SIMBAD references

We explore with collisional gravitational N-body models the evolution of binary stars in initially fragmented and globally subvirial clusters of stars. Binaries are inserted in the (initially) clumpy configurations so as to match the observed distributions of the field-binary-stars' semimajor axes a and binary fraction versus primary mass. The dissolution rate of wide binaries is very high at the start of the simulations, and is much reduced once the clumps are eroded by the global infall. The transition between the two regimes is sharper as the number of stars N is increased, from N = 1.5 k up to 80 k.

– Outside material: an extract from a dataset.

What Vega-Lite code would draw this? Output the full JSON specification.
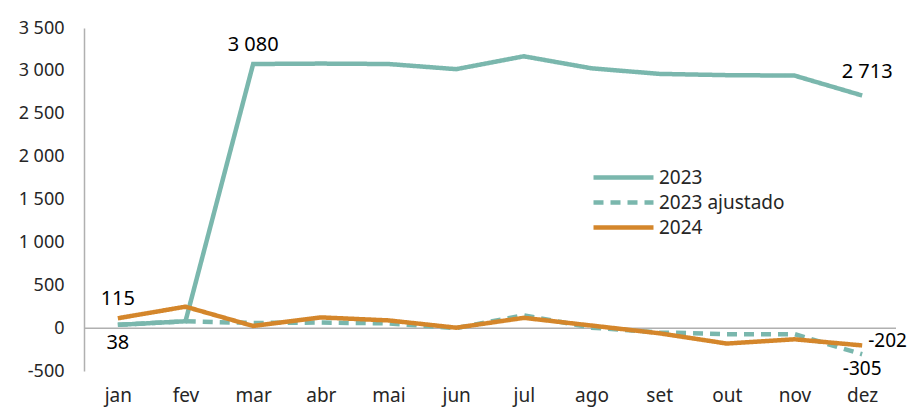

The fraction of dissolved binary stars increases only mildly with N, from ≃15 per cent to ≃25 per cent for the same range in N. We repeated the calculation for two initial system mean number densities of 6 per pc³ (low) and 400 per pc³ (high). We found that the longer free-fall time of the low-density runs allows for prolonged binary-binary interactions inside clumps and the formation of very tight (a ≃ 0.01 au) binaries by exchange collisions. This is an indication that the statistics of such compact binaries bear a direct link to their environment at birth. We also explore the formation of wide (a >= 5 x 10⁴ au) binaries and find a low (≃0.01 per cent) fraction mildly bound to the central star cluster. The high-precision astrometric mission Gaia could identify them as outflowing shells or streams.